What to produce ->
Copy out every line that contains the word "code".
--- Start Source data ---
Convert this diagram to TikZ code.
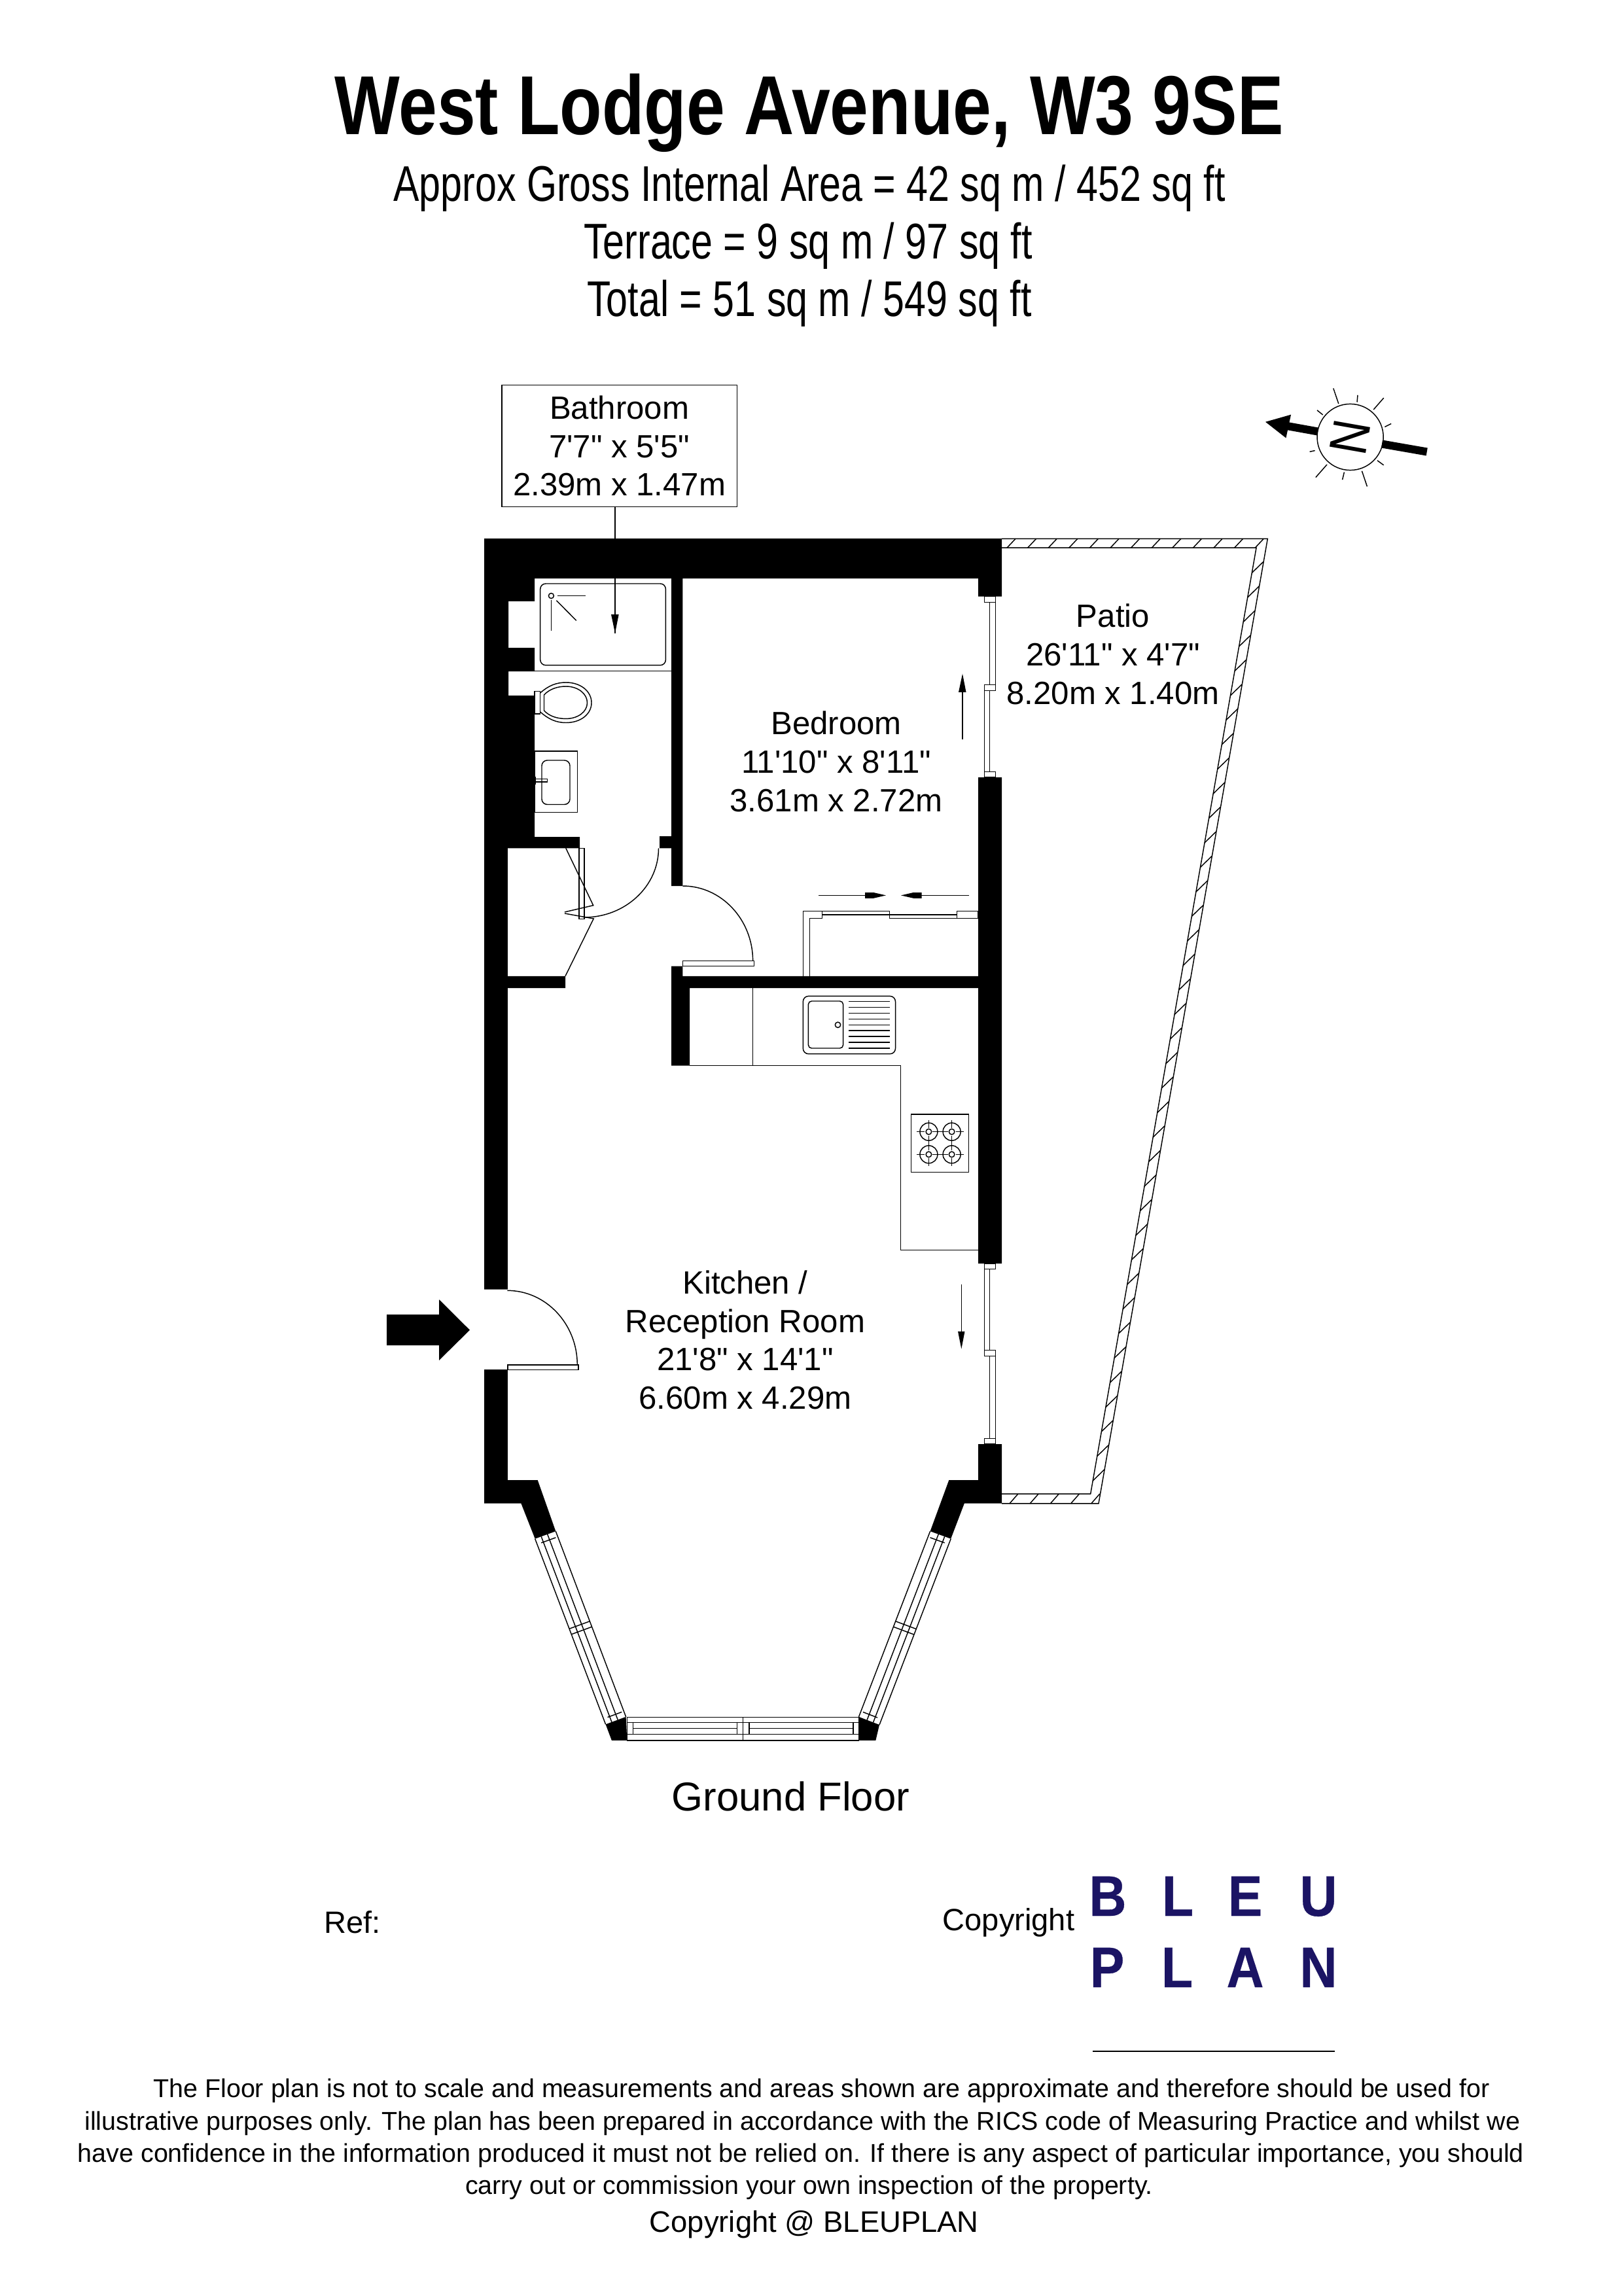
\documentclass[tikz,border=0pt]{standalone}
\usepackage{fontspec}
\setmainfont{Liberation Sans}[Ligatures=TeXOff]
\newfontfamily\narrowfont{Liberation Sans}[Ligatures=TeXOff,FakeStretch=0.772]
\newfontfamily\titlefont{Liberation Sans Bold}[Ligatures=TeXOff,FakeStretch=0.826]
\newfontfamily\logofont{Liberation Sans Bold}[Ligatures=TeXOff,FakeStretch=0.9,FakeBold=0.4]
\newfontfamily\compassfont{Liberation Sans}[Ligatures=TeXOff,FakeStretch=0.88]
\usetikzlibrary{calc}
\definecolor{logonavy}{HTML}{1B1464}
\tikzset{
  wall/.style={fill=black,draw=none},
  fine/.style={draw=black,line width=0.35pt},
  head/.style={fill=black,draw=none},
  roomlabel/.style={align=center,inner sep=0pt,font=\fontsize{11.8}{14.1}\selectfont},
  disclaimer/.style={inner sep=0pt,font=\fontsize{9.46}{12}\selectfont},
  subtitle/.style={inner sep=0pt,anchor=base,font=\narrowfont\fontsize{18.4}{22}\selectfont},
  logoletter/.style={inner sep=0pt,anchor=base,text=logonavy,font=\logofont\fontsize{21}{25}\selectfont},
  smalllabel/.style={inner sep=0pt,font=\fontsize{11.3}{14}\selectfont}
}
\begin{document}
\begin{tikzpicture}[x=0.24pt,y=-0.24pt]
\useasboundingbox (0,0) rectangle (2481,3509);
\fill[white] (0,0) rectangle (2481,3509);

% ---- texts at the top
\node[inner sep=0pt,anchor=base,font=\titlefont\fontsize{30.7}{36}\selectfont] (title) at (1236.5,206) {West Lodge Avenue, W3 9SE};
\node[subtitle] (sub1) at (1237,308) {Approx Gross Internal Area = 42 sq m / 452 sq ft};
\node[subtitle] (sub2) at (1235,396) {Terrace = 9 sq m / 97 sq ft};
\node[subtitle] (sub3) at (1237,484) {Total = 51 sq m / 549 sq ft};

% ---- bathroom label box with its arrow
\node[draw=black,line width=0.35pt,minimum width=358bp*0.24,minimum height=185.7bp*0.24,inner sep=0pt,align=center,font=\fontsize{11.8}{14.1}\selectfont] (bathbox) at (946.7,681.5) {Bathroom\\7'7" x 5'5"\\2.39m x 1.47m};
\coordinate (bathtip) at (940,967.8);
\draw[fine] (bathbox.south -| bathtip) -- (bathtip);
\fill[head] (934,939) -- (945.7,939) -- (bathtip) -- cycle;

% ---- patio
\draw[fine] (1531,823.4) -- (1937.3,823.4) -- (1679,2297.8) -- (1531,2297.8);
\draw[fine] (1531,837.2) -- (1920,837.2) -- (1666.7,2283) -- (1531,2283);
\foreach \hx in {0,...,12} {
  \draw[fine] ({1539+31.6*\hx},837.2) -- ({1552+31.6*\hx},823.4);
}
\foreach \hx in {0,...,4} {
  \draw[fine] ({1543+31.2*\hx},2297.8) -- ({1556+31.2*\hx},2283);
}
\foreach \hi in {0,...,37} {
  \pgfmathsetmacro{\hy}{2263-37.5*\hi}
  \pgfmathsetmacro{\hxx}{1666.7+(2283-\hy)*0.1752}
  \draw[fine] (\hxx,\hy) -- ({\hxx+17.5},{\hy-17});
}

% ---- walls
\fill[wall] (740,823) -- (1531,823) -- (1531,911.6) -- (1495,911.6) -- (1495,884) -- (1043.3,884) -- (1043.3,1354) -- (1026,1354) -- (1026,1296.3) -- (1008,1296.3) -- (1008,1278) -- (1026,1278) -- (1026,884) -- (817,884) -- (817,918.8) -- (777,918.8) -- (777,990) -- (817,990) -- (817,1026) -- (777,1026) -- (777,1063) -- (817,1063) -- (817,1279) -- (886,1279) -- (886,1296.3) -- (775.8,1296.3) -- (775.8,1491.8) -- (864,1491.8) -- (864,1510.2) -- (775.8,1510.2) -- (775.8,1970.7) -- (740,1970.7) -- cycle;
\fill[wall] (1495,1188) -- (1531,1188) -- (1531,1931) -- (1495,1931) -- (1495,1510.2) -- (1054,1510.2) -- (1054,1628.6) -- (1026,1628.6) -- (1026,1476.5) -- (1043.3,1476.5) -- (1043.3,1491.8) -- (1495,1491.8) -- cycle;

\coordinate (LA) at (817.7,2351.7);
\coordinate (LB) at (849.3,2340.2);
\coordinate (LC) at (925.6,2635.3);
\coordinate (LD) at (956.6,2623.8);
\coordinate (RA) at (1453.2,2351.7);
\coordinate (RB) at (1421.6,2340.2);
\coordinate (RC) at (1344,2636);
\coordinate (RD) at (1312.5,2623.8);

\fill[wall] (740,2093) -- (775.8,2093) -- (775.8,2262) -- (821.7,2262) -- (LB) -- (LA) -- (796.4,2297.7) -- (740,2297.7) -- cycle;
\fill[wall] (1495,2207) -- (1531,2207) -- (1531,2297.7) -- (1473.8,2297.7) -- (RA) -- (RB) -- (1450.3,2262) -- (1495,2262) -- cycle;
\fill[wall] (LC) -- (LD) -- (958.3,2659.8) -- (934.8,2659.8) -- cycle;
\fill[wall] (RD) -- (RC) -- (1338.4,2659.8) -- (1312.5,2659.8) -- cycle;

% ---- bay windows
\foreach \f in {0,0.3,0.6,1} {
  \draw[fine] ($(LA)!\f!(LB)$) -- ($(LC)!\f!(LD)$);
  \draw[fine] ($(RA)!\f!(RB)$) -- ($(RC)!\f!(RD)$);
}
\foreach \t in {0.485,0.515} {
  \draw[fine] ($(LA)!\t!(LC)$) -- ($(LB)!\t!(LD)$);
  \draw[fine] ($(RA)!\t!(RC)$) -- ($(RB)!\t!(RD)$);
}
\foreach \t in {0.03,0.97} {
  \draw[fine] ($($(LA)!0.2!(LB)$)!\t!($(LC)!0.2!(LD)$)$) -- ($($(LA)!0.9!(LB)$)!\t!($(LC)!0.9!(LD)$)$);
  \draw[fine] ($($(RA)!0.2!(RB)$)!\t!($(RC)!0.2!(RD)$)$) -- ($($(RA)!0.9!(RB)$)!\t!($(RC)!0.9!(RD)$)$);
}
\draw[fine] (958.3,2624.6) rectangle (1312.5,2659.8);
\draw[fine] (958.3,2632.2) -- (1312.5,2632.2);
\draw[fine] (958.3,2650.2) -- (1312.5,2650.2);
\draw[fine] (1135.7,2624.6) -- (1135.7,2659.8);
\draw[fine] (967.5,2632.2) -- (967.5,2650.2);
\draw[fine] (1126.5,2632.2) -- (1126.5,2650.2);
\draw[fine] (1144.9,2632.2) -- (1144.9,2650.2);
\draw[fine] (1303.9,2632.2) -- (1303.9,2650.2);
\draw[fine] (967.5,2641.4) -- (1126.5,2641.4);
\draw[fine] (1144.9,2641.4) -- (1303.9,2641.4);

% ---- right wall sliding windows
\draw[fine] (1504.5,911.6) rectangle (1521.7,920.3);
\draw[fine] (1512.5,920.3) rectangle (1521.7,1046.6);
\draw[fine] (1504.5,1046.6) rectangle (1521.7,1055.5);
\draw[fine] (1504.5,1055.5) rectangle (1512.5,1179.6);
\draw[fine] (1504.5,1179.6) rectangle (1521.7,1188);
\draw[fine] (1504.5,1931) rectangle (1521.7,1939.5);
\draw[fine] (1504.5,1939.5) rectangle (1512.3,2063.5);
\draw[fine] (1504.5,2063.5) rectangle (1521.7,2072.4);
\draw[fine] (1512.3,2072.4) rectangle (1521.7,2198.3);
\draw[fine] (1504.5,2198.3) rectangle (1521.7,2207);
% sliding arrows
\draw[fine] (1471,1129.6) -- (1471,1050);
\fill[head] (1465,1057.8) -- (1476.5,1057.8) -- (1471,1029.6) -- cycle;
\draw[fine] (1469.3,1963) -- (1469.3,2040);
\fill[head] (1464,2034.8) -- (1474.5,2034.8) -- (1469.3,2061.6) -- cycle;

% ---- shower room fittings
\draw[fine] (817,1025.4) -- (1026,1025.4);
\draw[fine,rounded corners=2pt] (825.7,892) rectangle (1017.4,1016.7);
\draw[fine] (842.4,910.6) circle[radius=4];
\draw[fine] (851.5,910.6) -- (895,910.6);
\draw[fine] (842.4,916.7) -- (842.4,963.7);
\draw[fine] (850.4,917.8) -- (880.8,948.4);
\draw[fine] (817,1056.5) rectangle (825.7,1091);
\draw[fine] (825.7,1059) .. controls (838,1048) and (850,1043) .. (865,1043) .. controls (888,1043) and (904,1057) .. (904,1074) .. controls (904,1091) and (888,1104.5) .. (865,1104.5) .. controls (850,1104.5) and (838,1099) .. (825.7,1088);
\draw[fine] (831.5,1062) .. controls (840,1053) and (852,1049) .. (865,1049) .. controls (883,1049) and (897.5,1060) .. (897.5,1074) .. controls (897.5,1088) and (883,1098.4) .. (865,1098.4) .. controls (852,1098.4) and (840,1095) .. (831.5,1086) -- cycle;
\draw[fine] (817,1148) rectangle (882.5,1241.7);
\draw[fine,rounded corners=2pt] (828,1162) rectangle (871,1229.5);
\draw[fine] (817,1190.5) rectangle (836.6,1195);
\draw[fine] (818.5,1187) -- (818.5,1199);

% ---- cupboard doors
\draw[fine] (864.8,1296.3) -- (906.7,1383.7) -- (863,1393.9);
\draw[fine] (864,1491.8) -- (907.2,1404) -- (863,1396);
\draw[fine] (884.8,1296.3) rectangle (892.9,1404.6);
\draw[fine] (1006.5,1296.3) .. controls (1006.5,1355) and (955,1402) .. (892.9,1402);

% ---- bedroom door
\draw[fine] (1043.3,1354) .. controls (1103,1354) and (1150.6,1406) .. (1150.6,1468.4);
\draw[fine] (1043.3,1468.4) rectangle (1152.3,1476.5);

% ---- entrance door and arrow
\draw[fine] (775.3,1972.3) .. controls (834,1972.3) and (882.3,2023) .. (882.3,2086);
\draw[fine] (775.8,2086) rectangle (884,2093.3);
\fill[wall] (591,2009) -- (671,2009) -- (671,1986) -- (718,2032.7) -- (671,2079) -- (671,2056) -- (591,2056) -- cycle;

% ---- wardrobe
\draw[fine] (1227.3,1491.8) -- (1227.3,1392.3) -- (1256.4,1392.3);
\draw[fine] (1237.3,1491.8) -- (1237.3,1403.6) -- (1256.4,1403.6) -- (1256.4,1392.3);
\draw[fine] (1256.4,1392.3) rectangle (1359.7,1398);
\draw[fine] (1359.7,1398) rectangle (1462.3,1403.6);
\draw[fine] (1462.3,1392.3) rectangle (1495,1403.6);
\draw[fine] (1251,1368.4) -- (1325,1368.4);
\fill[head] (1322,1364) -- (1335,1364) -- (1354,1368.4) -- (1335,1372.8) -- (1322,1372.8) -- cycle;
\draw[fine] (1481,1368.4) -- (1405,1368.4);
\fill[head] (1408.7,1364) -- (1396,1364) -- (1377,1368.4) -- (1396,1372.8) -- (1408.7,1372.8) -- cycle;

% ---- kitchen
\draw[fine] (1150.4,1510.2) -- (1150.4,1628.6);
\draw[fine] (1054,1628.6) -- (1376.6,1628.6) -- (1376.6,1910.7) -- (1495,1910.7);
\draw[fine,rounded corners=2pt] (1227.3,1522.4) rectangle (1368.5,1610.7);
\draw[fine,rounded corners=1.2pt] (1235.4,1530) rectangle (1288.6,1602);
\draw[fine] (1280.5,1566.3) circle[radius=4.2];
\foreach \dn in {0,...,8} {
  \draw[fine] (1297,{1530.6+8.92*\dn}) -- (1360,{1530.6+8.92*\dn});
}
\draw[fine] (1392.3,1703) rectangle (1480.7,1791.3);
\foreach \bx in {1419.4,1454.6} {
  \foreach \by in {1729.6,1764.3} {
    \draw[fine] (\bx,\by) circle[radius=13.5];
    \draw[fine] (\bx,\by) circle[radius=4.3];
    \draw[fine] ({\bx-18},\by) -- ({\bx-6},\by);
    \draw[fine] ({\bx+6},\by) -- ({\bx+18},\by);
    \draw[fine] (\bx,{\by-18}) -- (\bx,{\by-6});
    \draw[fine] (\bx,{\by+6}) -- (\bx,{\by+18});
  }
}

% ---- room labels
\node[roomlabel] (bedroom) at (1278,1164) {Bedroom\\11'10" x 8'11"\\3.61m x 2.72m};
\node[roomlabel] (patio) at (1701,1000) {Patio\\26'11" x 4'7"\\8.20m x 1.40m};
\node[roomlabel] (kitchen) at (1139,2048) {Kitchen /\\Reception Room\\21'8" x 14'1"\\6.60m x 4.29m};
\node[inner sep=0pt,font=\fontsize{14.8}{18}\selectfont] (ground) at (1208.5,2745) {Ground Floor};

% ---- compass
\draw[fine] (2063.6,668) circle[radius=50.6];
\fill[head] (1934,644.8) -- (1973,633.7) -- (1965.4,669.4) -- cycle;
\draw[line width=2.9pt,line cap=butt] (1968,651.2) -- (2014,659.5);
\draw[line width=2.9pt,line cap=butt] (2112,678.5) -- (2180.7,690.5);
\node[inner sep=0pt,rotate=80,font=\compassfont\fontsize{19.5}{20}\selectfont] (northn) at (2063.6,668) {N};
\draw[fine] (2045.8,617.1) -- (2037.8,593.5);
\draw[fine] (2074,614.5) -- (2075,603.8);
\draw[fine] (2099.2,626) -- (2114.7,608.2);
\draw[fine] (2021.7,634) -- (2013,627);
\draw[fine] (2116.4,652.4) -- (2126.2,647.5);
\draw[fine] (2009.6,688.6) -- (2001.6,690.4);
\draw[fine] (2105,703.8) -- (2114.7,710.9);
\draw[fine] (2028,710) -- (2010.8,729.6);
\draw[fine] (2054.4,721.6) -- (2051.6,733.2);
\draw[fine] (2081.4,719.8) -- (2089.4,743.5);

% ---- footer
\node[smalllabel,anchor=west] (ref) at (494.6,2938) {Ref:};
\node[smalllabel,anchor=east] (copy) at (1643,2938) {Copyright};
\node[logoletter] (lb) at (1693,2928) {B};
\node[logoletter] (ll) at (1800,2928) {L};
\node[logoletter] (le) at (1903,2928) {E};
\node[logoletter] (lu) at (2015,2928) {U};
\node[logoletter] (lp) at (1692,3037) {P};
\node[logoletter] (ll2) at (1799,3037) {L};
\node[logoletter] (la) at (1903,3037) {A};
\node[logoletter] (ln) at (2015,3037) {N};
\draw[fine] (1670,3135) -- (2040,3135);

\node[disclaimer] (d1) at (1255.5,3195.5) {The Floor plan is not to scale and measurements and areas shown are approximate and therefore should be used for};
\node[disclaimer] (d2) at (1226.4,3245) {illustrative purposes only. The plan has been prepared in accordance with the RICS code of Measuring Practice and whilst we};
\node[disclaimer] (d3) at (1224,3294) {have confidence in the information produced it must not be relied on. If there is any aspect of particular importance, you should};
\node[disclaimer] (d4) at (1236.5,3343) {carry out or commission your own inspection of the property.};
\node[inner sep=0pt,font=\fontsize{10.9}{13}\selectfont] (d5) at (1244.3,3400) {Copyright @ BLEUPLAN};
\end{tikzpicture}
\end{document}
--- End Source data ---
The result ->
Convert this diagram to TikZ code.
\node[disclaimer] (d2) at (1226.4,3245) {illustrative purposes only. The plan has been prepared in accordance with the RICS code of Measuring Practice and whilst we};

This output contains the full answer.